By Brendan Conway Of DOW JONES NEWSWIRES
NEW YORK (Dow Jones)--Concerns about a slowdown in the U.S. economy sent the Standard & Poor's 500-stock index to its sixth straight day of losses, its longest such streak since February 2009, as investors continued to worry that the recovery has run out of steam.
The Dow Jones Industrial Average fell 21.87 points, or 0.18%, to 12048.94, its sixth straight loss and longest slide since July of last year. The S&P 500 finished 5.38 points lower, or 0.42%, at 1279.56, as materials and financial stocks dragged. The index also staged its sixth straight decline.
The Nasdaq Composite dropped 26.18 points, or 0.97%, to 2675.38. The Dow Jones Transportation Average, which hit a record high in May, lost 58.62, or 1.14%, to 5088.48 to turn negative year-to-date.

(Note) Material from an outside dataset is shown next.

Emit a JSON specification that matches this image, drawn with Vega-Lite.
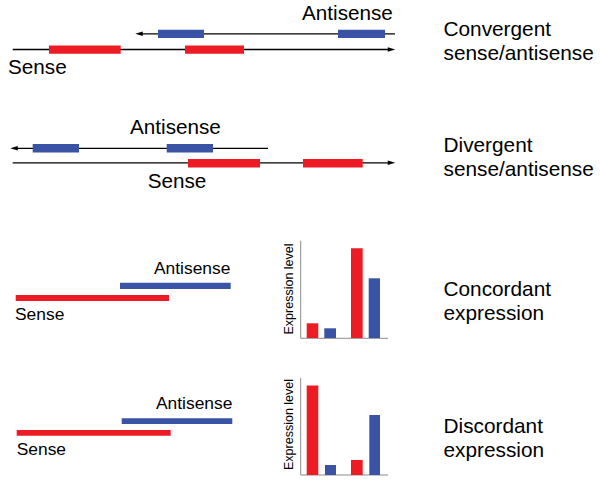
{
  "$schema": "https://vega.github.io/schema/vega-lite/v6.json",
  "width": 600,
  "height": 482,
  "padding": 0,
  "autosize": {"type": "fit", "contains": "padding"},
  "background": "white",
  "config": {"view": {"stroke": null}},
  "datasets": {
    "lines": [
      {"panel": "convergent", "strand": "sense", "x": 12.7, "x2": 391, "y": 49.5},
      {"panel": "convergent", "strand": "antisense", "x": 139, "x2": 395, "y": 33.8},
      {"panel": "divergent", "strand": "antisense", "x": 14, "x2": 268, "y": 148.3},
      {"panel": "divergent", "strand": "sense", "x": 12.7, "x2": 391, "y": 162.8}
    ],
    "arrows": [
      {"panel": "convergent", "dir": "right", "x": 391.5, "y": 49.5},
      {"panel": "convergent", "dir": "left", "x": 139, "y": 33.8},
      {"panel": "divergent", "dir": "left", "x": 14, "y": 148.3},
      {"panel": "divergent", "dir": "right", "x": 391.5, "y": 162.8}
    ],
    "blocks": [
      {"panel": "convergent", "strand": "sense", "x": 49, "x2": 120.7, "y": 45.5, "y2": 53.7},
      {"panel": "convergent", "strand": "sense", "x": 185, "x2": 244, "y": 45.5, "y2": 53.7},
      {"panel": "convergent", "strand": "antisense", "x": 158, "x2": 204, "y": 29.8, "y2": 38},
      {"panel": "convergent", "strand": "antisense", "x": 338, "x2": 385, "y": 29.8, "y2": 38},
      {"panel": "divergent", "strand": "antisense", "x": 32.7, "x2": 79, "y": 144, "y2": 152.5},
      {"panel": "divergent", "strand": "antisense", "x": 166.7, "x2": 213, "y": 144, "y2": 152.5},
      {"panel": "divergent", "strand": "sense", "x": 188, "x2": 260, "y": 159, "y2": 167.5},
      {"panel": "divergent", "strand": "sense", "x": 303, "x2": 362.7, "y": 159, "y2": 167.5},
      {"panel": "concordant", "strand": "antisense", "x": 120, "x2": 230.7, "y": 282.7, "y2": 289},
      {"panel": "concordant", "strand": "sense", "x": 15.7, "x2": 169, "y": 295, "y2": 301},
      {"panel": "discordant", "strand": "antisense", "x": 121.7, "x2": 232.3, "y": 418.3, "y2": 424},
      {"panel": "discordant", "strand": "sense", "x": 16.7, "x2": 170.7, "y": 430, "y2": 435.7}
    ],
    "bars": [
      {"panel": "concordant", "strand": "sense", "x": 306.7, "x2": 318.3, "level": 323.3, "base": 338},
      {"panel": "concordant", "strand": "antisense", "x": 324.3, "x2": 336, "level": 328.3, "base": 338},
      {"panel": "concordant", "strand": "sense", "x": 351, "x2": 362.7, "level": 248.3, "base": 338},
      {"panel": "concordant", "strand": "antisense", "x": 368.7, "x2": 380, "level": 278.3, "base": 338},
      {"panel": "discordant", "strand": "sense", "x": 306.7, "x2": 318.3, "level": 385.5, "base": 475},
      {"panel": "discordant", "strand": "antisense", "x": 325, "x2": 336, "level": 465, "base": 475},
      {"panel": "discordant", "strand": "sense", "x": 351, "x2": 362.7, "level": 460, "base": 475},
      {"panel": "discordant", "strand": "antisense", "x": 369.3, "x2": 380, "level": 415, "base": 475}
    ],
    "axes": [
      {"panel": "concordant", "x": 300.7, "x2": 300.7, "y": 240.7, "y2": 338.3},
      {"panel": "concordant", "x": 300.7, "x2": 388, "y": 338.3, "y2": 338.3},
      {"panel": "discordant", "x": 300.7, "x2": 300.7, "y": 378, "y2": 475},
      {"panel": "discordant", "x": 300.7, "x2": 388, "y": 475, "y2": 475}
    ],
    "labels": [
      {"text": "Antisense", "x": 302, "y": 19.5, "size": 20.7},
      {"text": "Sense", "x": 8, "y": 74, "size": 20.7},
      {"text": "Antisense", "x": 130, "y": 134, "size": 20.7},
      {"text": "Sense", "x": 147.7, "y": 188, "size": 20.7},
      {"text": "Antisense", "x": 154, "y": 274.3, "size": 17.4},
      {"text": "Sense", "x": 15, "y": 320, "size": 17.4},
      {"text": "Antisense", "x": 156, "y": 409.3, "size": 17.4},
      {"text": "Sense", "x": 16.7, "y": 455, "size": 17.4},
      {"text": "Convergent", "x": 443.5, "y": 35.7, "size": 20.8},
      {"text": "sense/antisense", "x": 443.5, "y": 60, "size": 20.8},
      {"text": "Divergent", "x": 443.5, "y": 151.7, "size": 20.8},
      {"text": "sense/antisense", "x": 443.5, "y": 175.5, "size": 20.8},
      {"text": "Concordant", "x": 443.5, "y": 296, "size": 20.8},
      {"text": "expression", "x": 443.5, "y": 320, "size": 20.8},
      {"text": "Discordant", "x": 443.5, "y": 432.7, "size": 20.8},
      {"text": "expression", "x": 443.5, "y": 456.7, "size": 20.8}
    ],
    "axisTitles": [
      {"text": "Expression level", "x": 289, "y": 289},
      {"text": "Expression level", "x": 289, "y": 424.5}
    ]
  },
  "layer": [
    {
      "data": {"name": "axes"},
      "mark": {"type": "rule", "color": "#8c8c8c", "strokeWidth": 1},
      "encoding": {
        "x": {"field": "x", "type": "quantitative", "scale": {"domain": [0, 600]}, "axis": null},
        "x2": {"field": "x2"},
        "y": {"field": "y", "type": "quantitative", "scale": {"domain": [0, 482], "reverse": true}, "axis": null},
        "y2": {"field": "y2"}
      }
    },
    {
      "data": {"name": "lines"},
      "mark": {"type": "rule", "color": "#000000", "strokeWidth": 1.3},
      "encoding": {
        "x": {"field": "x", "type": "quantitative", "scale": {"domain": [0, 600]}, "axis": null},
        "x2": {"field": "x2"},
        "y": {"field": "y", "type": "quantitative", "scale": {"domain": [0, 482], "reverse": true}, "axis": null}
      }
    },
    {
      "data": {"name": "arrows"},
      "mark": {"type": "point", "filled": true, "color": "#000000", "opacity": 1, "strokeWidth": 0, "size": 56},
      "encoding": {
        "x": {"field": "x", "type": "quantitative", "scale": {"domain": [0, 600]}, "axis": null},
        "y": {"field": "y", "type": "quantitative", "scale": {"domain": [0, 482], "reverse": true}, "axis": null},
        "shape": {"field": "dir", "type": "nominal", "scale": {"domain": ["right", "left"], "range": ["M1,0L-1,-0.6L-1,0.6Z", "M-1,0L1,-0.6L1,0.6Z"]}, "legend": null}
      }
    },
    {
      "data": {"name": "blocks"},
      "mark": {"type": "rect"},
      "encoding": {
        "x": {"field": "x", "type": "quantitative", "scale": {"domain": [0, 600]}, "axis": null},
        "x2": {"field": "x2"},
        "y": {"field": "y", "type": "quantitative", "scale": {"domain": [0, 482], "reverse": true}, "axis": null},
        "y2": {"field": "y2"},
        "color": {"field": "strand", "type": "nominal", "scale": {"domain": ["sense", "antisense"], "range": ["#ED1C24", "#3A53A4"]}, "legend": null}
      }
    },
    {
      "data": {"name": "bars"},
      "mark": {"type": "rect"},
      "encoding": {
        "x": {"field": "x", "type": "quantitative", "scale": {"domain": [0, 600]}, "axis": null},
        "x2": {"field": "x2"},
        "y": {"field": "level", "type": "quantitative", "scale": {"domain": [0, 482], "reverse": true}, "axis": null},
        "y2": {"field": "base"},
        "color": {"field": "strand", "type": "nominal", "scale": {"domain": ["sense", "antisense"], "range": ["#ED1C24", "#3A53A4"]}, "legend": null}
      }
    },
    {
      "data": {"name": "labels"},
      "mark": {"type": "text", "align": "left", "baseline": "alphabetic", "font": "Liberation Sans", "color": "#000000"},
      "encoding": {
        "x": {"field": "x", "type": "quantitative", "scale": {"domain": [0, 600]}, "axis": null},
        "y": {"field": "y", "type": "quantitative", "scale": {"domain": [0, 482], "reverse": true}, "axis": null},
        "text": {"field": "text"},
        "size": {"field": "size", "type": "quantitative", "scale": null, "legend": null}
      }
    },
    {
      "data": {"name": "axisTitles"},
      "mark": {"type": "text", "align": "center", "baseline": "middle", "angle": 270, "fontSize": 12.5, "font": "Liberation Sans", "color": "#000000"},
      "encoding": {
        "x": {"field": "x", "type": "quantitative", "scale": {"domain": [0, 600]}, "axis": null},
        "y": {"field": "y", "type": "quantitative", "scale": {"domain": [0, 482], "reverse": true}, "axis": null},
        "text": {"field": "text"}
      }
    }
  ]
}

Concerns over the outlook for the U.S. economy have dominated investor sentiment for weeks, and investors took little heart from the Federal Reserve's most recent Beige Book, in which businesses said the economy expanded over the past two months.

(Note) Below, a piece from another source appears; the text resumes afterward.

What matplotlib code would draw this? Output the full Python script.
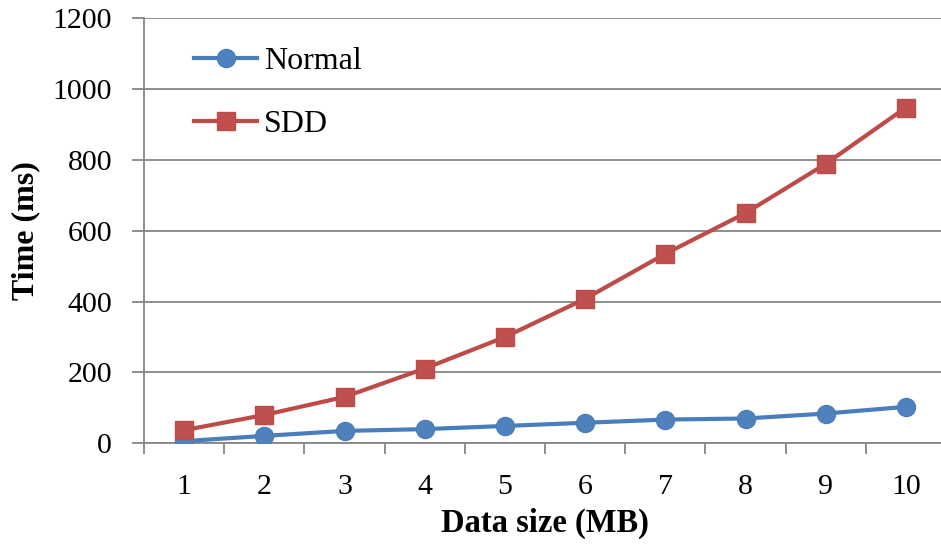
import numpy as np
import matplotlib
matplotlib.use('Agg')
import matplotlib.pyplot as plt

# Chart data
data_size = [1, 2, 3, 4, 5, 6, 7, 8, 9, 10]
normal_ms = [6, 21, 35, 40, 49, 58, 67, 70, 84, 103]
sdd_ms = [37, 80, 131, 211, 300, 408, 535, 650, 789, 948]
y_ticks = [0, 200, 400, 600, 800, 1000, 1200]

plt.rcParams['font.family'] = ['Liberation Serif', 'DejaVu Serif']

fig = plt.figure(figsize=(9.41, 5.46), dpi=100)
# axes extends a little past the right edge, like the cropped original
ax = fig.add_axes([144 / 941, 1 - 443.3 / 546, 802 / 941, (443.3 - 18.3) / 546])

ax.plot(data_size, normal_ms, color='#4A7EBB', lw=3, marker='o', ms=13,
        mfc='#4F81BD', mec='#4A7EBB', label='Normal', zorder=3)
ax.plot(data_size, sdd_ms, color='#BE4B48', lw=3, marker='s', ms=12.5,
        mfc='#C0504D', mec='#BE4B48', label='SDD', zorder=3)

ax.set_xlim(0.5, 10.5)
ax.set_ylim(0, 1200)
ax.set_yticks(y_ticks)
ax.set_xticks(data_size)
ax.set_xticks(np.arange(0.5, 11, 1), minor=True)
ax.grid(axis='y', color='#868686', lw=1.3)
ax.set_axisbelow(True)

for s in ['top', 'right']:
    ax.spines[s].set_visible(False)
for s in ['left', 'bottom']:
    ax.spines[s].set_color('#868686')
    ax.spines[s].set_linewidth(1.3)

ax.tick_params(axis='x', which='major', length=0, pad=22, labelsize=21.5)
ax.tick_params(axis='x', which='minor', length=8, width=1.3, color='#868686')
ax.tick_params(axis='y', length=9, width=1.3, color='#868686', pad=14, labelsize=21.5)

ax.set_xlabel('Data size (MB)', fontsize=23.5, fontweight='bold', labelpad=6)
ax.set_ylabel('Time (ms)', fontsize=23, fontweight='bold', labelpad=9)

ax.legend(loc='upper left', bbox_to_anchor=(0.026, 1.0), frameon=False,
          fontsize=23, handlelength=2.0, handletextpad=0.2, labelspacing=1.05)

fig.savefig('out.png', dpi=100)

"Investors are asking if this is just a slowdown or the start of the next recession," said Gary Flam, a portfolio manager at Los Angeles-based Bel Air Investment Advisors.
Caterpillar and Alcoa fell 1.8% to lead the blue-chip Dow lower, followed by American Express, which lost 1.6%. Verizon Communications led blue-chip gainers, rising 1.5% after Oppenheimer & Co. upgraded its investment rating on the stock with predictions of solid growth in cloud, or remote, computing and gains in wireless market share.
Exxon Mobil also helped keep the Dow's losses in check, pushing 1% higher after lower-than-expected U.S. oil inventories and after the Organization of Petroleum Exporting Countries said members were unable to reach a consensus on boosting oil production.